--- WRITTEN EXERCISE ---
Omit every picture, and retype the lines that run from the beginning of the data below through the line containing "plt.rcParams['font.weight'] = 'bold'", inclusive.

==== DATA LINES ====

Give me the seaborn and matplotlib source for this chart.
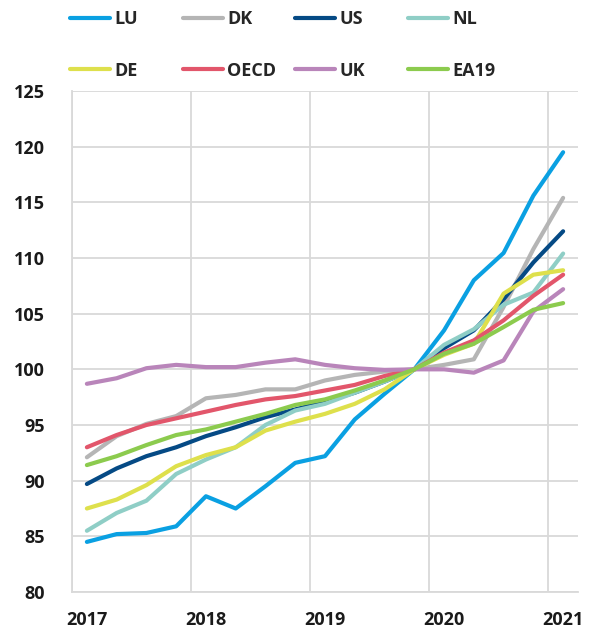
import numpy as np
import pandas as pd
import seaborn as sns
import matplotlib.pyplot as plt
from matplotlib.lines import Line2D

# quarterly index, 2019Q4 = 100
quarters = list(range(17))
year_labels = ["2017", "2018", "2019", "2020", "2021"]

lu = [84.5, 85.2, 85.3, 85.9, 88.6, 87.5, 89.5, 91.6, 92.2, 95.5, 97.8, 100.0, 103.5, 108.0, 110.45, 115.6, 119.5]
dk = [92.1, 94.0, 95.1, 95.8, 97.4, 97.7, 98.2, 98.2, 99.0, 99.5, 99.8, 100.0, 100.4, 100.9, 105.6, 110.8, 115.4]
us = [89.7, 91.1, 92.2, 93.0, 94.0, 94.8, 95.7, 96.4, 97.1, 97.9, 98.9, 100.0, 101.9, 103.5, 106.3, 109.6, 112.4]
nl = [85.5, 87.1, 88.2, 90.6, 91.9, 93.0, 95.0, 96.3, 96.9, 97.9, 98.9, 100.0, 102.2, 103.6, 105.8, 106.9, 110.4]
de = [87.5, 88.3, 89.6, 91.3, 92.3, 93.0, 94.5, 95.3, 96.0, 96.9, 98.2, 100.0, 101.3, 102.3, 106.8, 108.5, 108.9]
oecd = [93.0, 94.1, 95.0, 95.6, 96.2, 96.8, 97.3, 97.6, 98.1, 98.6, 99.4, 100.0, 101.5, 102.6, 104.4, 106.6, 108.5]
uk = [98.7, 99.2, 100.1, 100.4, 100.2, 100.2, 100.6, 100.9, 100.4, 100.1, 99.95, 100.0, 100.0, 99.7, 100.8, 105.2, 107.2]
ea19 = [91.4, 92.2, 93.2, 94.1, 94.6, 95.3, 96.0, 96.8, 97.3, 98.1, 99.0, 100.0, 101.4, 102.3, 103.8, 105.35, 105.95]

series = {"LU": lu, "DK": dk, "US": us, "NL": nl, "DE": de, "OECD": oecd, "UK": uk, "EA19": ea19}
colors = {"LU": "#0AA0E2", "DK": "#B5B5B5", "US": "#054A85", "NL": "#8FCEC6",
          "DE": "#DEE04C", "OECD": "#E2566B", "UK": "#B985BA", "EA19": "#8CCB4E"}

df = pd.DataFrame([(k, q, v) for k, vals in series.items() for q, v in zip(quarters, vals)],
                  columns=["country", "quarter", "index"])

sns.set_style("white")
plt.rcParams['font.family'] = ['Open Sans', 'DejaVu Sans']
plt.rcParams['font.weight'] = 'bold'

fig = plt.figure(figsize=(5.9, 6.31), dpi=100)
ax = fig.add_axes([72 / 590, 1 - 592 / 631, (578 - 72) / 590, (592 - 91) / 631])

sns.lineplot(data=df, x="quarter", y="index", hue="country", palette=colors,
             hue_order=list(series.keys()), linewidth=3, legend=False, ax=ax)
for ln in ax.get_lines():
    ln.set_solid_capstyle('round')

ax.set_xlim(-0.5, 16.5)
ax.set_ylim(80, 125)
ax.set_yticks(range(80, 126, 5))
ax.set_xticks([0, 4, 8, 12, 16])
ax.set_xticklabels(year_labels)
ax.set_xticks([-0.5, 3.5, 7.5, 11.5, 15.5], minor=True)
ax.grid(which='major', axis='y', color='#D9D9D9', linewidth=1.3)
ax.grid(which='minor', axis='x', color='#D9D9D9', linewidth=1.3)
ax.set_axisbelow(True)
ax.tick_params(which='both', length=0)
ax.tick_params(axis='y', pad=19.5, labelsize=13, labelcolor='#1a1a1a')
ax.tick_params(axis='x', pad=14, labelsize=13, labelcolor='#1a1a1a')
ax.set_xlabel("")
ax.set_ylabel("")
for s in ["top", "right"]:
    ax.spines[s].set_visible(False)
for s in ["left", "bottom"]:
    ax.spines[s].set_color('#D9D9D9')
    ax.spines[s].set_linewidth(1.3)

# legend: four columns of two entries
columns = [["LU", "DE"], ["DK", "OECD"], ["US", "UK"], ["NL", "EA19"]]
col_x = [70, 183, 295, 408]
for names, x0 in zip(columns, col_x):
    handles = [Line2D([], [], color=colors[n], linewidth=3, solid_capstyle='round') for n in names]
    fig.legend(handles, names, loc='upper left', bbox_to_anchor=(x0 / 590, 1 - 10 / 631),
               frameon=False, borderpad=0, borderaxespad=0, handlelength=2.2,
               handletextpad=0.25, labelspacing=1.86,
               prop={'weight': 'bold', 'size': 13})

fig.savefig("out.png", dpi=100)
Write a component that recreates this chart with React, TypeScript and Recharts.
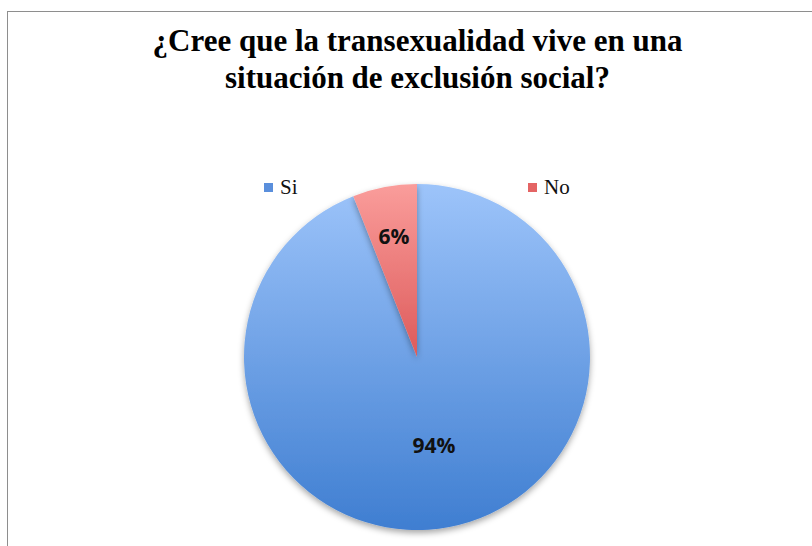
import { PieChart, Pie, Cell } from "recharts";

// Answers to the survey question and their share of responses
const answers = ["Si", "No"];
const shares = [94, 6];

const fills = ["url(#gradSi)", "url(#gradNo)"];
const swatches = ["#5a8fdc", "#e46464"];
// how far out (fraction of radius) each percentage label sits
const labelRadius = [0.52, 0.71];
// legend item x positions
const legendLeft = [264, 528];

const data = answers.map((name, i) => ({ name, value: shares[i] }));

const RADIAN = Math.PI / 180;

function renderLabel(props: any) {
  const { cx, cy, midAngle, outerRadius, percent, index } = props;
  const r = outerRadius * labelRadius[index];
  const x = cx + r * Math.cos(-midAngle * RADIAN);
  const y = cy + r * Math.sin(-midAngle * RADIAN);
  return (
    <text
      x={x}
      y={y}
      textAnchor="middle"
      dominantBaseline="central"
      fill="#111"
      style={{ fontFamily: "'Open Sans', sans-serif", fontWeight: 700, fontSize: 21 }}
    >
      {`${Math.round(percent * 100)}%`}
    </text>
  );
}

export default function App() {
  return (
    <div style={{ position: "absolute", left: 0, top: 0, width: 812, height: 546, overflow: "hidden", background: "#fff" }}>
      {/* chart frame, runs off the right and bottom edge */}
      <div
        style={{
          position: "absolute",
          left: 7,
          top: 11,
          width: 830,
          height: 560,
          border: "1px solid #8e8e8e",
        }}
      />

      <div
        style={{
          position: "absolute",
          top: 22,
          left: 0,
          width: 835,
          textAlign: "center",
          fontFamily: "'Liberation Serif', serif",
          fontWeight: 700,
          fontSize: 31,
          lineHeight: "37px",
          color: "#000",
        }}
      >
        ¿Cree que la transexualidad vive en una
        <br />
        situación de exclusión social?
      </div>

      {/* legend: items sit far apart, like the original spreadsheet chart */}
      {answers.map((name, i) => (
        <div
          key={name}
          style={{
            position: "absolute",
            left: legendLeft[i],
            top: 175,
            display: "flex",
            alignItems: "center",
            fontFamily: "'Liberation Serif', serif",
            fontSize: 21,
            lineHeight: "24px",
            color: "#111",
          }}
        >
          <span style={{ width: 9, height: 9, background: swatches[i], marginRight: 7 }} />
          {name}
        </div>
      ))}

      <div style={{ position: "absolute", left: 0, top: 0 }}>
        <PieChart width={812} height={546} margin={{ top: 0, right: 0, bottom: 0, left: 0 }}>
          <defs>
            <linearGradient id="gradSi" x1="0" y1="184" x2="0" y2="530" gradientUnits="userSpaceOnUse">
              <stop offset="0%" stopColor="#9dc4fa" />
              <stop offset="100%" stopColor="#3f7ed1" />
            </linearGradient>
            <linearGradient id="gradNo" x1="0" y1="0" x2="0" y2="1">
              <stop offset="0%" stopColor="#fa9d9b" />
              <stop offset="100%" stopColor="#dd5a5a" />
            </linearGradient>
            <filter id="pieShadow" x="-10%" y="-10%" width="120%" height="125%">
              <feDropShadow dx="0" dy="3" stdDeviation="3" floodColor="#000" floodOpacity="0.35" />
            </filter>
          </defs>
          <Pie
            data={data}
            dataKey="value"
            nameKey="name"
            cx={417}
            cy={357}
            outerRadius={173}
            startAngle={90}
            endAngle={-270}
            stroke="none"
            label={renderLabel}
            labelLine={false}
            isAnimationActive={false}
          >
            {data.map((d, i) => (
              <Cell key={d.name} fill={fills[i]} filter="url(#pieShadow)" />
            ))}
          </Pie>
        </PieChart>
      </div>
    </div>
  );
}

====

--- REPLY TO THE TASK ---
Give me the seaborn and matplotlib source for this chart.
import numpy as np
import pandas as pd
import seaborn as sns
import matplotlib.pyplot as plt
from matplotlib.lines import Line2D

# quarterly index, 2019Q4 = 100
quarters = list(range(17))
year_labels = ["2017", "2018", "2019", "2020", "2021"]

lu = [84.5, 85.2, 85.3, 85.9, 88.6, 87.5, 89.5, 91.6, 92.2, 95.5, 97.8, 100.0, 103.5, 108.0, 110.45, 115.6, 119.5]
dk = [92.1, 94.0, 95.1, 95.8, 97.4, 97.7, 98.2, 98.2, 99.0, 99.5, 99.8, 100.0, 100.4, 100.9, 105.6, 110.8, 115.4]
us = [89.7, 91.1, 92.2, 93.0, 94.0, 94.8, 95.7, 96.4, 97.1, 97.9, 98.9, 100.0, 101.9, 103.5, 106.3, 109.6, 112.4]
nl = [85.5, 87.1, 88.2, 90.6, 91.9, 93.0, 95.0, 96.3, 96.9, 97.9, 98.9, 100.0, 102.2, 103.6, 105.8, 106.9, 110.4]
de = [87.5, 88.3, 89.6, 91.3, 92.3, 93.0, 94.5, 95.3, 96.0, 96.9, 98.2, 100.0, 101.3, 102.3, 106.8, 108.5, 108.9]
oecd = [93.0, 94.1, 95.0, 95.6, 96.2, 96.8, 97.3, 97.6, 98.1, 98.6, 99.4, 100.0, 101.5, 102.6, 104.4, 106.6, 108.5]
uk = [98.7, 99.2, 100.1, 100.4, 100.2, 100.2, 100.6, 100.9, 100.4, 100.1, 99.95, 100.0, 100.0, 99.7, 100.8, 105.2, 107.2]
ea19 = [91.4, 92.2, 93.2, 94.1, 94.6, 95.3, 96.0, 96.8, 97.3, 98.1, 99.0, 100.0, 101.4, 102.3, 103.8, 105.35, 105.95]

series = {"LU": lu, "DK": dk, "US": us, "NL": nl, "DE": de, "OECD": oecd, "UK": uk, "EA19": ea19}
colors = {"LU": "#0AA0E2", "DK": "#B5B5B5", "US": "#054A85", "NL": "#8FCEC6",
          "DE": "#DEE04C", "OECD": "#E2566B", "UK": "#B985BA", "EA19": "#8CCB4E"}

df = pd.DataFrame([(k, q, v) for k, vals in series.items() for q, v in zip(quarters, vals)],
                  columns=["country", "quarter", "index"])

sns.set_style("white")
plt.rcParams['font.family'] = ['Open Sans', 'DejaVu Sans']
plt.rcParams['font.weight'] = 'bold'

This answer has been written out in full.